** START **

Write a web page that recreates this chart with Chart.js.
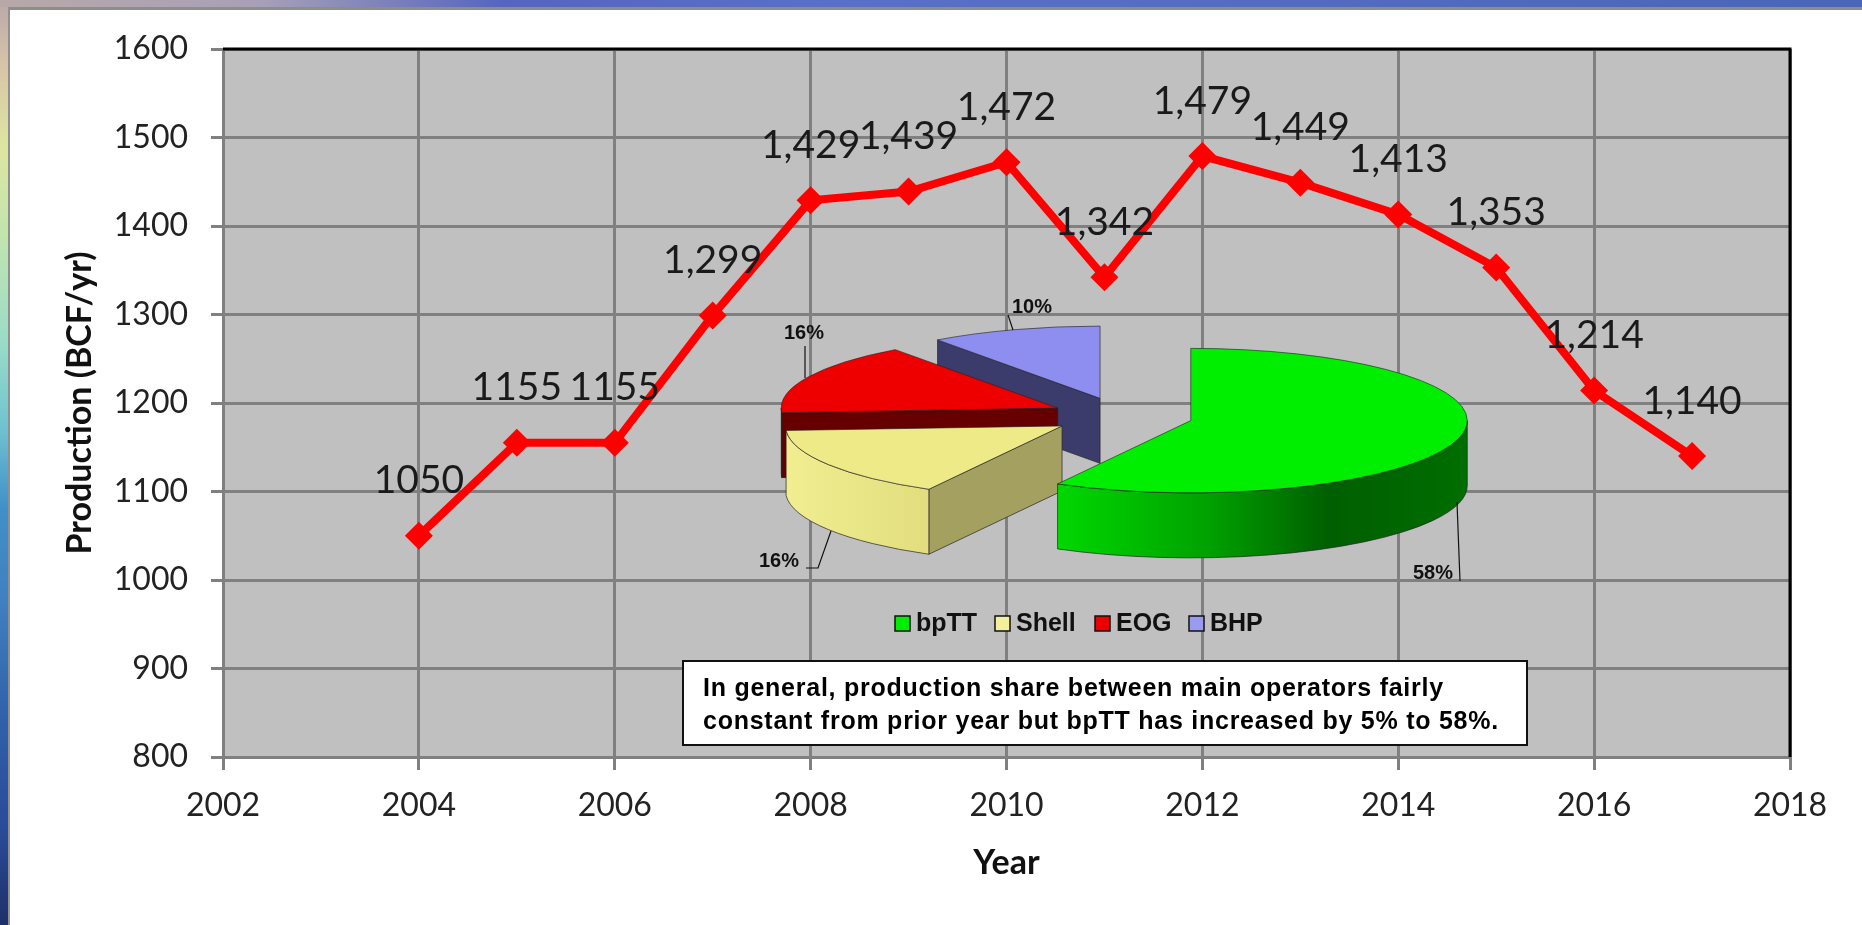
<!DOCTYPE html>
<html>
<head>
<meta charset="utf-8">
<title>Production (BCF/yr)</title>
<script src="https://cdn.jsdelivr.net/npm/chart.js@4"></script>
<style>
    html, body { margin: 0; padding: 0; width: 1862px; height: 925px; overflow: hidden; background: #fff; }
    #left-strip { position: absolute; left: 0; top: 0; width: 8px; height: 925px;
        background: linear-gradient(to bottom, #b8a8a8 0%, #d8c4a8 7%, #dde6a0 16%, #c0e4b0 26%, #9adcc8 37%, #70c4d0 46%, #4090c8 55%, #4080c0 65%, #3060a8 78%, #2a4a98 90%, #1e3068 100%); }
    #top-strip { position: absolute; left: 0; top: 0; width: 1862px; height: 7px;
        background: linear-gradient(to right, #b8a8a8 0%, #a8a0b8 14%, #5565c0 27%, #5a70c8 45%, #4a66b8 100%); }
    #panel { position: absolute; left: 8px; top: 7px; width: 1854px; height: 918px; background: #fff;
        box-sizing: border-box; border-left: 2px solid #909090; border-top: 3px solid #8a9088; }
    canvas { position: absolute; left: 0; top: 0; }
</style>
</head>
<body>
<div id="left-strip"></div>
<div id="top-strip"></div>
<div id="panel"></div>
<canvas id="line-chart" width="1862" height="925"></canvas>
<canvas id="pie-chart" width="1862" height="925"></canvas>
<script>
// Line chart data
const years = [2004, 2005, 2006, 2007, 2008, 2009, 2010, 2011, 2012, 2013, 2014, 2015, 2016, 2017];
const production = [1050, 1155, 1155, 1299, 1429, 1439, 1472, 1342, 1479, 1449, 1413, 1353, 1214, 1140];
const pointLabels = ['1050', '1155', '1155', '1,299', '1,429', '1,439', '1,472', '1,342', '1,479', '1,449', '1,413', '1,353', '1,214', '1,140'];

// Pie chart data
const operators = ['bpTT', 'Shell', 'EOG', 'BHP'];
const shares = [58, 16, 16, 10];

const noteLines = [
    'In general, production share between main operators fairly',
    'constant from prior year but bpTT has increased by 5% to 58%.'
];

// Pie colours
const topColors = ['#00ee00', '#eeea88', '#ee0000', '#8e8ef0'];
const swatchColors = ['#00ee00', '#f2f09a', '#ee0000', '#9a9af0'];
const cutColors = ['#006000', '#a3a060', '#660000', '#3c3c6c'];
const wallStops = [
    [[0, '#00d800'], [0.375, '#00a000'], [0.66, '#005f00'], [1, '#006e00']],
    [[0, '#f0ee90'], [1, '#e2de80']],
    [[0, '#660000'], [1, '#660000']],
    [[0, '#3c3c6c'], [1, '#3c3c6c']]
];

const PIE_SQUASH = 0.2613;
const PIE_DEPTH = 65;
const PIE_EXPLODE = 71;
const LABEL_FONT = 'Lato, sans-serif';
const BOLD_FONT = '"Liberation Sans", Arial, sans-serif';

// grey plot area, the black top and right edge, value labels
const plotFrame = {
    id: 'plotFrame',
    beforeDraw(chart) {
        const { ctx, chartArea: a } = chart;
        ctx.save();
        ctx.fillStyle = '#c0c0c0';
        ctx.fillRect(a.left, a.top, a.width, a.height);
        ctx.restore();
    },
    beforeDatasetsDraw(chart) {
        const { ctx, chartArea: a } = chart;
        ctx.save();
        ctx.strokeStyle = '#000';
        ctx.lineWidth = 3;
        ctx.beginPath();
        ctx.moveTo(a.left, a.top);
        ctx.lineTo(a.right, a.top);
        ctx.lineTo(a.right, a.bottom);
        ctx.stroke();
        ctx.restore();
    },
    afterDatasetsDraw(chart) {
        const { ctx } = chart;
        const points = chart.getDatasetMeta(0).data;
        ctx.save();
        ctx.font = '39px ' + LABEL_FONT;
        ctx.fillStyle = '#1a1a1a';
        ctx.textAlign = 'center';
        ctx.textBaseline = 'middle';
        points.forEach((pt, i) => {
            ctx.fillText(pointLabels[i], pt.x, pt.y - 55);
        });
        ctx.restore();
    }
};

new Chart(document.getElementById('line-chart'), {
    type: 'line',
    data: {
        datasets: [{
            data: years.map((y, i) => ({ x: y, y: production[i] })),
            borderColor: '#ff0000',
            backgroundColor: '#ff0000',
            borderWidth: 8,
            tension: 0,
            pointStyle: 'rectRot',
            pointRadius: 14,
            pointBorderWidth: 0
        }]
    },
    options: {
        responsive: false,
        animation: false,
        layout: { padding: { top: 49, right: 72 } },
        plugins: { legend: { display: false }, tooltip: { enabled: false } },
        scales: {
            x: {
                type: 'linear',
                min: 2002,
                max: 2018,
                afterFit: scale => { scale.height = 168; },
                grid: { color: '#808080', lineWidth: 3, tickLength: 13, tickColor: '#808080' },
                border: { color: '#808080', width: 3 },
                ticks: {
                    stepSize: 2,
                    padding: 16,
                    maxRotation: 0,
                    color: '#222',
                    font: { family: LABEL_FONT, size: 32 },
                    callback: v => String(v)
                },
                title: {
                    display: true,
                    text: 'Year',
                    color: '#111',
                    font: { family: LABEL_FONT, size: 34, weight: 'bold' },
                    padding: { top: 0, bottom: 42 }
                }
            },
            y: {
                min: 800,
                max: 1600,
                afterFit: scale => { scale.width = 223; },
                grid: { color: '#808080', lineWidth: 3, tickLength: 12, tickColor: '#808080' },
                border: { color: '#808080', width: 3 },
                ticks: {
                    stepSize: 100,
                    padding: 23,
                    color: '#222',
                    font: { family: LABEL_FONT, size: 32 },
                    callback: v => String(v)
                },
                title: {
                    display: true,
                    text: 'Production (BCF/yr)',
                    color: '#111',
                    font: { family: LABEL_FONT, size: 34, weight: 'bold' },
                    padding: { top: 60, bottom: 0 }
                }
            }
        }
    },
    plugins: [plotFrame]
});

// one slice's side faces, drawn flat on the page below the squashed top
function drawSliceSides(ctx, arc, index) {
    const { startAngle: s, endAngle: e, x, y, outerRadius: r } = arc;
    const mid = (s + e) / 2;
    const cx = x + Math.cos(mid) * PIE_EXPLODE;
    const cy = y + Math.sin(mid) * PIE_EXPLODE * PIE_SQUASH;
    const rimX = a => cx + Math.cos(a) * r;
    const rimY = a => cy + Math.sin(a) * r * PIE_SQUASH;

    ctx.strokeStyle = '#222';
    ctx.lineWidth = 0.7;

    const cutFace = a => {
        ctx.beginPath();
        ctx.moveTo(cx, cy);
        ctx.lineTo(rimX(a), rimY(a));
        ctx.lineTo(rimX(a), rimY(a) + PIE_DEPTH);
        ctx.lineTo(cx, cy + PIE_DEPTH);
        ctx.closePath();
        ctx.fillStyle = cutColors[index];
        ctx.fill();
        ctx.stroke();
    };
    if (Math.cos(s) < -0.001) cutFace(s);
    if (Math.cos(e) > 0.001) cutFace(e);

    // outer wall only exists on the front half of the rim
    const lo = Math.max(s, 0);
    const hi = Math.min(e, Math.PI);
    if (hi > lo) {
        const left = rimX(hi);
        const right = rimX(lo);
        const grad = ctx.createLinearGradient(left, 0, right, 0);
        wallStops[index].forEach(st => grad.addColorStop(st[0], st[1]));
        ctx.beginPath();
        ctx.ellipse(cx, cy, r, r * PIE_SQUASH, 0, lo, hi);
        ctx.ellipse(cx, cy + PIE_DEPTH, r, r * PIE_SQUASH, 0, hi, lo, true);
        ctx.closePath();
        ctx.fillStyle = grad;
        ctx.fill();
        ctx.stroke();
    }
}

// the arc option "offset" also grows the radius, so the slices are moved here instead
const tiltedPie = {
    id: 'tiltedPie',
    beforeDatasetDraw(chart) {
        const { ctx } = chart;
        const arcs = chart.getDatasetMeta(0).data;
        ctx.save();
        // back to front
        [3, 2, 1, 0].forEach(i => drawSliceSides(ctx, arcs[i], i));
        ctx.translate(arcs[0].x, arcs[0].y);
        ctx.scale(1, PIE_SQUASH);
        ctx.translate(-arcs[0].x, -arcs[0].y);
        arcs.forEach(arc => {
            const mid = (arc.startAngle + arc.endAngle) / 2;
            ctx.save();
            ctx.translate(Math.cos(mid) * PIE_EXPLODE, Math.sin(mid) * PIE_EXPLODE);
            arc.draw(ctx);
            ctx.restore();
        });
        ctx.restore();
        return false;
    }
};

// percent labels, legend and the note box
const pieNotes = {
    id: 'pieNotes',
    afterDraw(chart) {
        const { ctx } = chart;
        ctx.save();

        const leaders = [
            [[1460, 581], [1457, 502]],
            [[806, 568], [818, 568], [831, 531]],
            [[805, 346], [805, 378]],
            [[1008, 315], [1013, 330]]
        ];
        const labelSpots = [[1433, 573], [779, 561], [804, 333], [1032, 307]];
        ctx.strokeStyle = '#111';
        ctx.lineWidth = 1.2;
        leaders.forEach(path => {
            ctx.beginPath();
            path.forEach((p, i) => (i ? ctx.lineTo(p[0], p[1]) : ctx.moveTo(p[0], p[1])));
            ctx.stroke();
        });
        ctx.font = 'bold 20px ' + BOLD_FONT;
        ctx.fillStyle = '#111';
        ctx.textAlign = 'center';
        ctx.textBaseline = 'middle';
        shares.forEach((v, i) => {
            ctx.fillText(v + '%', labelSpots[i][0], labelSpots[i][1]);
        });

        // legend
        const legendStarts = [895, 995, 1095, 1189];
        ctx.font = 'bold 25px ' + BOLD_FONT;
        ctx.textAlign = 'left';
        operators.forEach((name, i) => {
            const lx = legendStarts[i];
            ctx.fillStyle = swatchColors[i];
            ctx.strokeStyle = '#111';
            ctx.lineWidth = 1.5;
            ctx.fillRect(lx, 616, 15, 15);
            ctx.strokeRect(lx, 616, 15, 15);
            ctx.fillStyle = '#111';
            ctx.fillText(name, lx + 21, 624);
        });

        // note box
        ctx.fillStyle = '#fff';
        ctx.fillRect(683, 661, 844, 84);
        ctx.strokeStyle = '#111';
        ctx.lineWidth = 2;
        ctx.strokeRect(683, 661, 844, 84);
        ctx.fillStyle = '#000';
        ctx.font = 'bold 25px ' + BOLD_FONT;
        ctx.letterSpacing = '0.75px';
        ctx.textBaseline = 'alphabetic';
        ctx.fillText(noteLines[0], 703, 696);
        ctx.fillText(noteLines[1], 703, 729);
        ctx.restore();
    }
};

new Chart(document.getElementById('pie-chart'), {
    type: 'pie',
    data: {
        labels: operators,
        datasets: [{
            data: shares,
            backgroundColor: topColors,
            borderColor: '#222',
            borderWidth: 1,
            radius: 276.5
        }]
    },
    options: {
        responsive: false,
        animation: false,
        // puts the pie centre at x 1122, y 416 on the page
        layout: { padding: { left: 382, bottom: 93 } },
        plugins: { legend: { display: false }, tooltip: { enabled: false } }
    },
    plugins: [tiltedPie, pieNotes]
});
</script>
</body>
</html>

** END **

* **The exercise**: In the material above, show every line where the word "page" turns up.

* **Answer to the exercise**:
Write a web page that recreates this chart with Chart.js.
// one slice's side faces, drawn flat on the page below the squashed top
        // puts the pie centre at x 1122, y 416 on the page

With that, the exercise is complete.